Like everyone else, I have my good days and my bad days. Some days, when it’s good, it can get really good. Sometimes when it’s bad, it can be OK despite the negative parts. Bad days can be manageable, depending on how you look at things. However, there are days when things start to feel overwhelming. I was not always good at dealing with that, but these days I’d like to think I have gotten better at it.
When I was younger, bad days filled me with so much panic and anxiety. It was easy for me to get overwhelmed and let the negative thoughts take over my mind. I would let the fear of things going from bad to worse rattle me. Even when people would come to help me through things I tended to drown in my self-doubt. I would retreat into my mind and wallow in anxiety and self-pity. It was not a pretty picture.
Now that I am more mature (?!) I have been able to manage my feelings better when life gets a bit too overwhelming. It seems to me that the negative experiences of the past have helped to mold me into a stronger version of myself. It has made me more confident about facing challenging moments in my life. The phrase "what doesn't kill you makes you stronger" comes to mind.
The bad times in my past were difficult, but looking back, I was able to get past them. I overcame the challenges that those moments brought to me. It made me realize that despite everything, I still found a way to work things out. It may not always be in ways I expected, but I survived every trial that life has given me so far. And it has made me more confident about facing future challenges that I will have. It has given me the mindset that no matter what happens, life will go on and I will move on to other things.
As one saying goes, do what you can with things that you can control, and let go of things that you cannot. Do what you can, when you can, and leave the rest to fate. Things will usually fall into place in a way you did not imagine they would.
When things get too overwhelming, that is exactly what I do. I work on things I can do to solve the problem, but I also let go of the things beyond my control. I tend to follow where life takes me as I work things out and then hope for the best. Things can be stressful and it is not easy. Regardless, I do my best to detach as much as I can. It helps me to have a clear mind to make the right decisions in a given situation.
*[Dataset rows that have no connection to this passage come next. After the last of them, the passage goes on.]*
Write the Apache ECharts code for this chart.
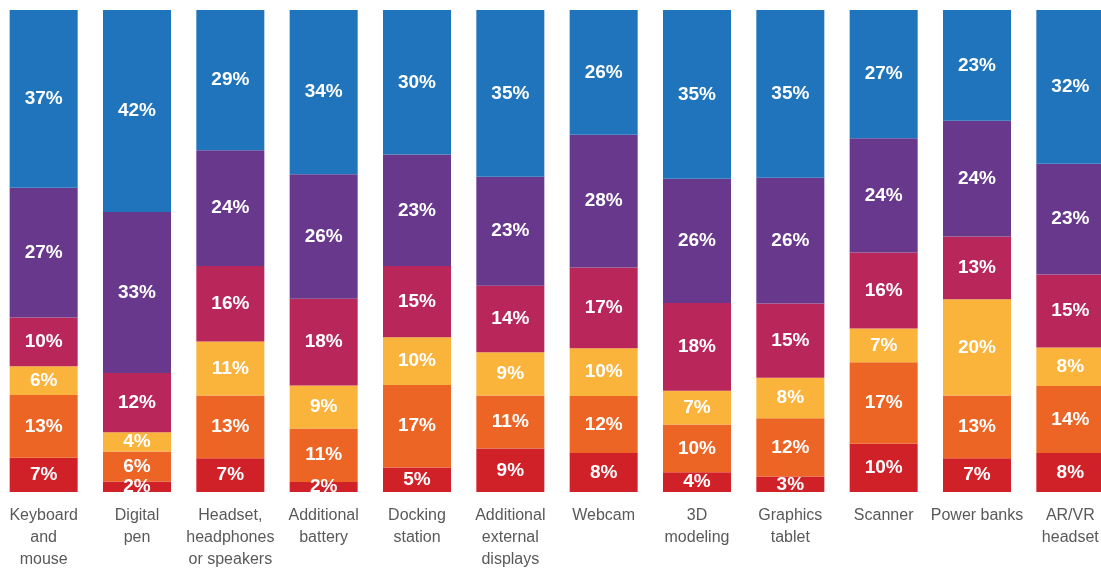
<!DOCTYPE html>
<html>
<head>
<meta charset="utf-8">
<script src="https://cdn.jsdelivr.net/npm/echarts@6/dist/echarts.min.js"></script>
<style>
  html, body { margin: 0; padding: 0; background: #ffffff; overflow: hidden; }
  #chart { position: absolute; left: -2.6px; top: 0; width: 1120px; height: 571px; }
</style>
</head>
<body>
<div id="chart"></div>
<script>
// Categories (x axis)
const categories = [
  "Keyboard\nand\nmouse",
  "Digital\npen",
  "Headset,\nheadphones\nor speakers",
  "Additional\nbattery",
  "Docking\nstation",
  "Additional\nexternal\ndisplays",
  "Webcam",
  "3D\nmodeling",
  "Graphics\ntablet",
  "Scanner",
  "Power banks",
  "AR/VR\nheadset"
];

// Series values in percent, bottom segment first
const seriesRed     = [7.1, 2.2, 7.0, 2.1, 5.1, 9.0, 8.1, 4.1, 3.2, 10.0, 7.0, 8.1];
const seriesOrange  = [13.0, 6.2, 13.0, 11.1, 17.1, 11.0, 11.8, 9.9, 12.1, 16.9, 13.0, 13.9];
const seriesYellow  = [6.0, 4.0, 11.2, 8.9, 9.9, 9.0, 9.9, 7.0, 8.4, 7.0, 20.0, 8.0];
const seriesCrimson = [10.1, 12.3, 15.7, 18.0, 14.8, 13.8, 16.8, 18.2, 15.4, 15.8, 13.0, 15.1];
const seriesPurple  = [26.9, 33.4, 24.0, 25.8, 23.1, 22.6, 27.5, 25.8, 26.1, 23.7, 24.0, 23.0];
const seriesBlue    = [36.9, 41.9, 29.1, 34.1, 30.0, 34.6, 25.9, 35.0, 34.8, 26.6, 23.0, 31.9];

const seriesDefs = [
  { name: "Segment 1", data: seriesRed,     color: "#d02028" },
  { name: "Segment 2", data: seriesOrange,  color: "#ed6525" },
  { name: "Segment 3", data: seriesYellow,  color: "#fab43c" },
  { name: "Segment 4", data: seriesCrimson, color: "#b8265a" },
  { name: "Segment 5", data: seriesPurple,  color: "#68388c" },
  { name: "Segment 6", data: seriesBlue,    color: "#1f74bb" }
];

const chart = echarts.init(document.getElementById("chart"), null, { renderer: "canvas" });

chart.setOption({
  animation: false,
  backgroundColor: "#ffffff",
  grid: { left: 0, right: 0, top: 10, bottom: 77, containLabel: false },
  xAxis: {
    type: "category",
    data: categories,
    axisLine: { show: false },
    axisTick: { show: false },
    axisLabel: {
      interval: 0,
      margin: 13,
      color: "#595959",
      fontSize: 16,
      lineHeight: 22,
      fontFamily: "'Liberation Sans', Arial, sans-serif"
    }
  },
  yAxis: {
    type: "value",
    min: 0,
    max: 100,
    show: false,
    splitLine: { show: false }
  },
  series: seriesDefs.map(s => ({
    name: s.name,
    type: "bar",
    stack: "total",
    barWidth: 68,
    data: s.data,
    itemStyle: { color: s.color },
    label: {
      show: true,
      position: "inside",
      color: "#ffffff",
      fontWeight: "bold",
      fontSize: 19,
      fontFamily: "'Liberation Sans', Arial, sans-serif",
      formatter: p => Math.round(p.value) + "%"
    }
  }))
});
</script>
</body>
</html>
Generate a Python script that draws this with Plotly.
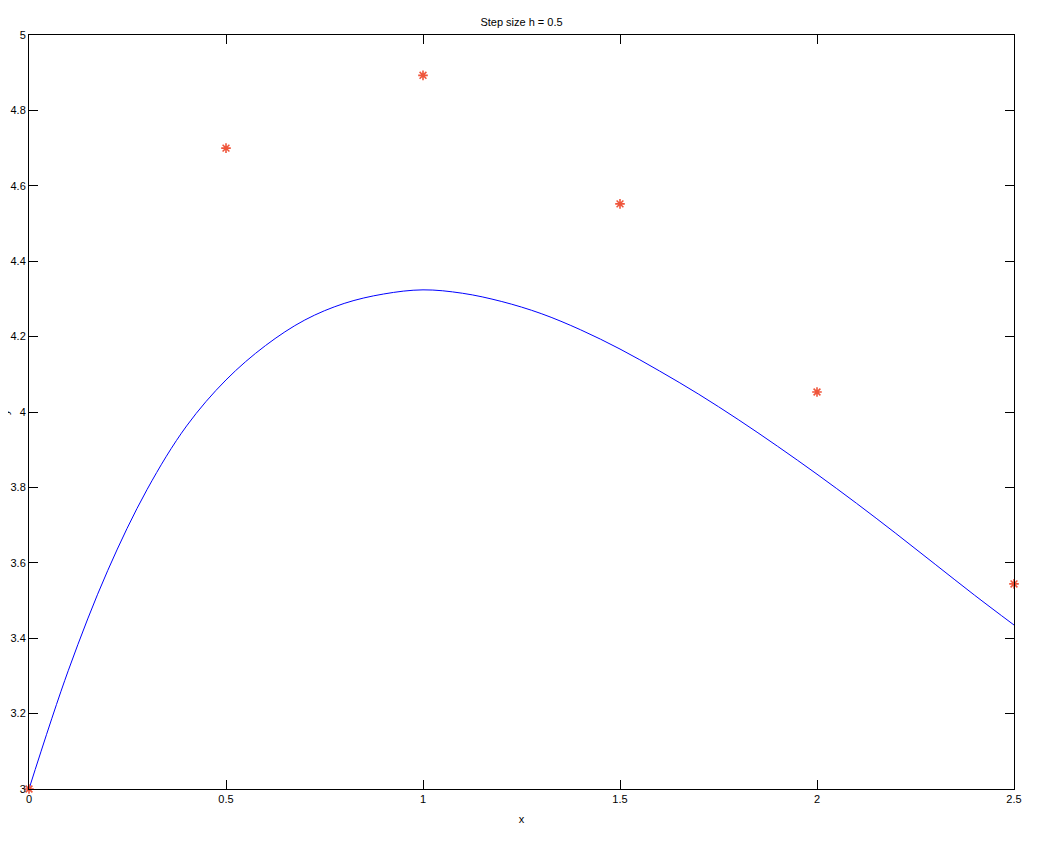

how do I detach? I distract myself. I stop myself from thinking about the problem for a bit and do what will help me to decompress. I could go take a walk. Or I could listen to music I enjoy. Or I could watch something that makes me smile. Sometimes it can be as simple as looking out the window and watching the sunset. That or looking at the moon and the stars.
When I look up at the sky, it reminds me that I am a tiny speck in such a large world, in a vast universe. My problems seem big, but it is not the end of the world. There are greater problems out there. And if the rest of the world still turns despite the big problems it faces, why can't I?
I am in no way making light of people who are feeling down when life gets hard. I have been there. I also feel the same way when that happens. What I can say is that each time it happens, it is a learning experience. We can choose to learn and be stronger from it so that we can do better moving forward.
It's also OK to feel bad, to own up to what you're feeling. But we can also make the effort to take a step back from things when they get hard. It's alright to do so. That way we can come back stronger and better. We can be ready to face and solve the problems that come our way.
Life can be overwhelming sometimes, but once we get past that, it is an amazing thing overall. We just have to remember that we are only human. Let's just do the best we can and let life take care of the rest.